Every fire needs two kinds of fuel: kindling and firewood. You use kindling (and maybe some paper or lighter fluid) to get the fire started. Kindling burns easily, but is also consumed quickly. Our passions also have kindling—ideas, insights, role models, or materials that cause our imaginations to flare up and kick us into high gear. Firewood is the fuel that keeps the fire burning longest and hottest. You can’t use firewood to start the fire, but you can’t sustain it with kindling. The firewood of our passion is usually the hard stuff—the intense research, the discipline and practice, the late hours, etc.—that requires much effort for a more sustainable yield.

When I was writing The Garden-City Epistles and felt my passion flag, I turned first to the kindling—the City Psalms (Psalm 46, for example), Revelation 21, or the writing of Tim Keller—but, eventually, the kindling did little to stoke my fire. I was then forced to use the big wood—Jacques Ellul, Harvie Conn, GK Beale—which made things slower, but also added a layer of necessary credibility to my writing that, otherwise, would not have been present.

Both kinds of fuel were needed in order to sustain my passion.

What’s your passion? What got you interested in it in the first place? What triggered your enthusiasm? Have you gone back to that kindling for renewed passion?

If you have, you probably know there are only so many times you can remember your conversion, or fall in love with that cute smile, or experience the joy of jumping around just for fun. There comes a time when the first spark ceases to spark. We become bored.
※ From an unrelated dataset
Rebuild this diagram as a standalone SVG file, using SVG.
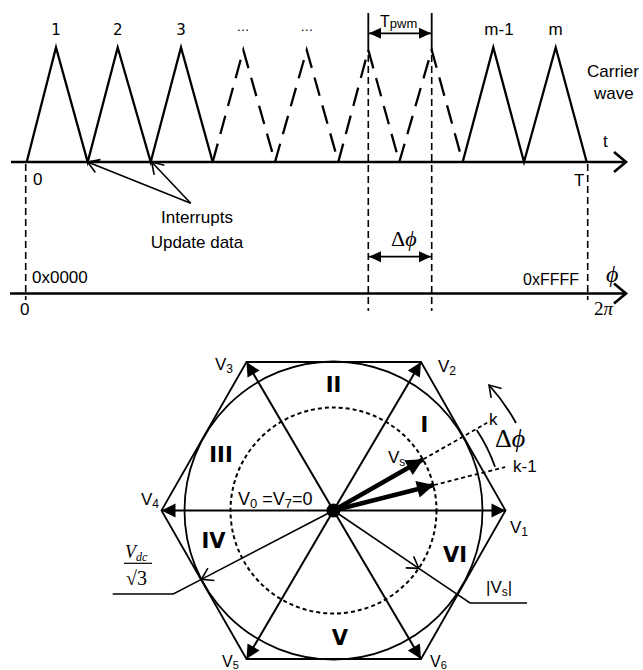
<svg xmlns="http://www.w3.org/2000/svg" width="643" height="670" viewBox="0 0 643 670">
<style>
.sans{font-family:"Liberation Sans",Arial,sans-serif;fill:#000}
.dv{font-family:"DejaVu Sans",Verdana,sans-serif;fill:#000}
.serif{font-family:"Liberation Serif","DejaVu Serif",serif;fill:#000}
.bold{font-family:"DejaVu Sans",Verdana,sans-serif;font-weight:bold;font-size:21px;fill:#000;text-anchor:middle}
.ln{stroke:#000;fill:none}
.tri{stroke:#000;fill:none;stroke-width:2.3;stroke-linejoin:miter}
.dash{stroke:#000;fill:none;stroke-width:2.3;stroke-dasharray:19 10}
.vdash{stroke:#000;fill:none;stroke-width:1.6;stroke-dasharray:7 4}
.axis{stroke:#000;fill:none;stroke-width:2.6}
.spoke{stroke:#000;fill:none;stroke-width:2}
.thick{stroke:#000;fill:none;stroke-width:4.5}
.leader{stroke:#000;fill:none;stroke-width:1.6}
</style>
<defs>
<marker id="axisArrow" markerUnits="userSpaceOnUse" orient="auto" refX="0" refY="0" markerWidth="30" markerHeight="30" viewBox="-15 -15 30 30" overflow="visible">
<path d="M-12,-10 L0,0 L-12,10" fill="none" stroke="#000" stroke-width="2.6"/>
</marker>
<marker id="openArrow" markerUnits="userSpaceOnUse" orient="auto" refX="0" refY="0" markerWidth="30" markerHeight="30" viewBox="-15 -15 30 30" overflow="visible">
<path d="M-11,-7 L0,0 L-11,7" fill="none" stroke="#000" stroke-width="1.6"/>
</marker>
<marker id="fillArrow" markerUnits="userSpaceOnUse" orient="auto" refX="0" refY="0" markerWidth="30" markerHeight="30" viewBox="-15 -15 30 30" overflow="visible">
<path d="M0,0 L-12,-5.5 L-12,5.5 Z" fill="#000"/>
</marker>
<marker id="fillArrowStart" markerUnits="userSpaceOnUse" orient="auto-start-reverse" refX="0" refY="0" markerWidth="30" markerHeight="30" viewBox="-15 -15 30 30" overflow="visible">
<path d="M0,0 L-12,-5.5 L-12,5.5 Z" fill="#000"/>
</marker>
<marker id="spokeArrow" markerUnits="userSpaceOnUse" orient="auto" refX="0" refY="0" markerWidth="30" markerHeight="30" viewBox="-15 -15 30 30" overflow="visible">
<path d="M0,0 L-14,-7 L-14,7 Z" fill="#000"/>
</marker>
<marker id="vsArrow" markerUnits="userSpaceOnUse" orient="auto" refX="0" refY="0" markerWidth="40" markerHeight="40" viewBox="-20 -20 40 40" overflow="visible">
<path d="M0,0 L-17,-8.5 L-17,8.5 Z" fill="#000"/>
</marker>
</defs>

<!-- Carrier wave plot -->
<g id="time-axis">
<path class="axis" d="M11,162 H626" marker-end="url(#axisArrow)"/>
<text class="sans" x="603" y="147" font-size="17">t</text>
<text class="sans" x="574" y="186" font-size="17">T</text>
<text class="sans" x="33" y="185" font-size="17">0</text>
</g>

<g id="carrier-wave">
<path class="tri" d="M26.7,162 L56,47.5 L87.7,162 L117.7,47.5 L150.7,162 L181,47.5 L212.7,162"/>
<path class="dash" d="M212.7,162 L243.3,50 L275,162"/>
<path class="dash" d="M275,162 L306.7,50 L338.3,162"/>
<path class="dash" d="M338.3,162 L368.3,50 L399.3,162"/>
<path class="dash" d="M399.3,162 L431.7,50 L462.7,162"/>
<path class="tri" d="M462.7,162 L493.3,47.5 L524,162 L555.7,47.5 L586.7,162"/>
<text class="dv" x="56" y="35" font-size="15" text-anchor="middle">1</text>
<text class="dv" x="117.7" y="35" font-size="15" text-anchor="middle">2</text>
<text class="dv" x="181" y="35" font-size="15" text-anchor="middle">3</text>
<text class="sans" x="243" y="31" font-size="13" text-anchor="middle">…</text>
<text class="sans" x="306.7" y="31" font-size="13" text-anchor="middle">…</text>
<text class="sans" x="499" y="35" font-size="17" text-anchor="middle">m-1</text>
<text class="sans" x="555.7" y="35" font-size="17" text-anchor="middle">m</text>
<text class="sans" x="587" y="77" font-size="17">Carrier</text>
<text class="sans" x="594" y="99" font-size="17">wave</text>
</g>

<g id="tpwm">
<path class="ln" stroke-width="1.8" d="M368.3,13 V52 M431.7,13 V52"/>
<path class="ln" stroke-width="1.8" d="M369,33.3 H431" marker-start="url(#fillArrowStart)" marker-end="url(#fillArrow)"/>
<text class="sans" x="380" y="27" font-size="16">T<tspan font-size="13" dy="1">pwm</tspan></text>
</g>

<g id="guides">
<path class="vdash" d="M25.7,164 V300"/>
<path class="vdash" d="M587.7,164 V300"/>
<path class="vdash" d="M368.3,55 V311"/>
<path class="vdash" d="M431.7,55 V311"/>
</g>

<g id="interrupts">
<path class="leader" d="M190.7,203.3 L87.7,162" marker-end="url(#openArrow)"/>
<path class="leader" d="M190.7,203.3 L151.7,162" marker-end="url(#openArrow)"/>
<text class="sans" x="197" y="223" font-size="17" text-anchor="middle">Interrupts</text>
<text class="sans" x="197" y="248" font-size="17" text-anchor="middle">Update data</text>
</g>

<g id="phase-axis">
<path class="axis" d="M10,293.5 H626" marker-end="url(#axisArrow)"/>
<path class="ln" stroke-width="1.8" d="M369,256.7 H431" marker-start="url(#fillArrowStart)" marker-end="url(#fillArrow)"/>
<text class="serif" x="391" y="246" font-size="22">Δ<tspan font-style="italic">ϕ</tspan></text>
<text class="sans" x="32" y="283" font-size="17">0x0000</text>
<text class="sans" x="579" y="285" font-size="16" text-anchor="end">0xFFFF</text>
<text class="serif" x="606" y="282" font-size="24" font-style="italic">ϕ</text>
<text class="sans" x="20" y="315" font-size="17">0</text>
<text class="serif" x="594" y="315" font-size="19">2<tspan font-style="italic">π</tspan></text>
</g>

<!-- Space vector hexagon -->
<g id="hexagon">
<polygon class="ln" stroke-width="1.8" points="505.5,510.5 421,362 246.5,362 161.5,510.5 246.5,659 421,659"/>
<circle class="ln" stroke-width="1.8" cx="333.5" cy="510.5" r="149"/>
<circle class="ln" stroke-width="2" stroke-dasharray="4 3" cx="333.5" cy="510.5" r="103"/>
</g>

<g id="connectors">
<path class="spoke" stroke-width="2.6" d="M333.5,510.5 L505.5,510.5" marker-end="url(#spokeArrow)"/>
<path class="spoke" stroke-width="2.6" d="M333.5,510.5 L161.5,510.5" marker-end="url(#spokeArrow)"/>
<path class="spoke" d="M333.5,510.5 L421,362" marker-end="url(#spokeArrow)"/>
<path class="spoke" d="M333.5,510.5 L246.5,362" marker-end="url(#spokeArrow)"/>
<path class="spoke" d="M333.5,510.5 L246.5,659" marker-end="url(#spokeArrow)"/>
<path class="spoke" d="M333.5,510.5 L421,659" marker-end="url(#spokeArrow)"/>
<path class="thick" d="M333.5,510.5 L423.3,459.3" marker-end="url(#vsArrow)"/>
<path class="thick" d="M333.5,510.5 L434,485" marker-end="url(#vsArrow)"/>
<path class="ln" stroke-width="1.8" stroke-dasharray="4 3" d="M423.3,459.3 L487.2,422.8"/>
<path class="ln" stroke-width="1.8" stroke-dasharray="4 3" d="M434,485 L505.1,467.1"/>
<path class="ln" stroke-width="1.8" d="M476.7,430 A165,165 0 0,1 495,466.7"/>
<path class="ln" stroke-width="1.8" d="M516,423 A201,201 0 0,0 489,385" marker-end="url(#openArrow)"/>
<path class="leader" d="M333.5,510.5 L418.8,568.3" marker-end="url(#openArrow)"/>
<path class="leader" d="M418.8,568.3 L470,603 H527"/>
<path class="leader" d="M333.5,510.5 L201.4,579.4" marker-end="url(#openArrow)"/>
<path class="leader" d="M201.4,579.4 L173.3,594 H112.7"/>
<circle cx="333.5" cy="510.5" r="7" fill="#000"/>
</g>

<g id="sector-labels">
<text class="bold" x="424.5" y="432">I</text>
<text class="bold" x="333.5" y="392">II</text>
<text class="bold" x="221" y="462">III</text>
<text class="bold" x="213.5" y="548">IV</text>
<text class="bold" x="340" y="645">V</text>
<text class="bold" x="455" y="562">VI</text>
</g>

<g id="vector-labels">
<text class="sans" x="510" y="533" font-size="17">V<tspan font-size="12" dy="3">1</tspan></text>
<text class="sans" x="438" y="372" font-size="17">V<tspan font-size="12" dy="3">2</tspan></text>
<text class="sans" x="215" y="370" font-size="17">V<tspan font-size="12" dy="3">3</tspan></text>
<text class="sans" x="141" y="505" font-size="17">V<tspan font-size="12" dy="3">4</tspan></text>
<text class="sans" x="222" y="667" font-size="16">V<tspan font-size="11" dy="2">5</tspan></text>
<text class="sans" x="430" y="667" font-size="16">V<tspan font-size="11" dy="2">6</tspan></text>
<text class="sans" x="388" y="463" font-size="17">V<tspan font-size="12" dy="3">s</tspan></text>
<text class="sans" x="238" y="505" font-size="18">V<tspan font-size="13" dy="3">0</tspan><tspan dy="-3"> =V</tspan><tspan font-size="13" dy="3">7</tspan><tspan dy="-3">=0</tspan></text>
<text class="sans" x="489" y="425" font-size="17">k</text>
<text class="sans" x="513" y="472" font-size="17">k-1</text>
<text class="serif" x="495" y="447" font-size="26">Δ<tspan font-style="italic">ϕ</tspan></text>
<text class="sans" x="486" y="593" font-size="17">|V<tspan font-size="12" dy="3">s</tspan><tspan dy="-3">|</tspan></text>
<text class="serif" x="125" y="558" font-size="18" font-style="italic">V<tspan font-size="12" dy="3">dc</tspan></text>
<path class="ln" stroke-width="1.2" d="M124,563.3 H152"/>
<text class="serif" x="126" y="585" font-size="20">√3</text>
</g>
</svg>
I think this happens to many Christian kids who grow up in Christian homes. They’ve heard it all and seen it all and feel like they know it all, even if they’re self-aware enough to realize they do not. Unless they do the hard work of chasing down unexplored avenues of faith, learning new ways to read scripture and pray, they will spend their lives as bored, listless, cultural Christians with no resemblance to the heroes in the Second Testament.

And so will you.

We’re the ones responsible for keeping our fire burning hot. We can’t just hope it happens on its own. We have to feed the fire within us. We have to use the fast-burning, super-exciting stuff to get our fires hot enough to burn the stuff that lasts.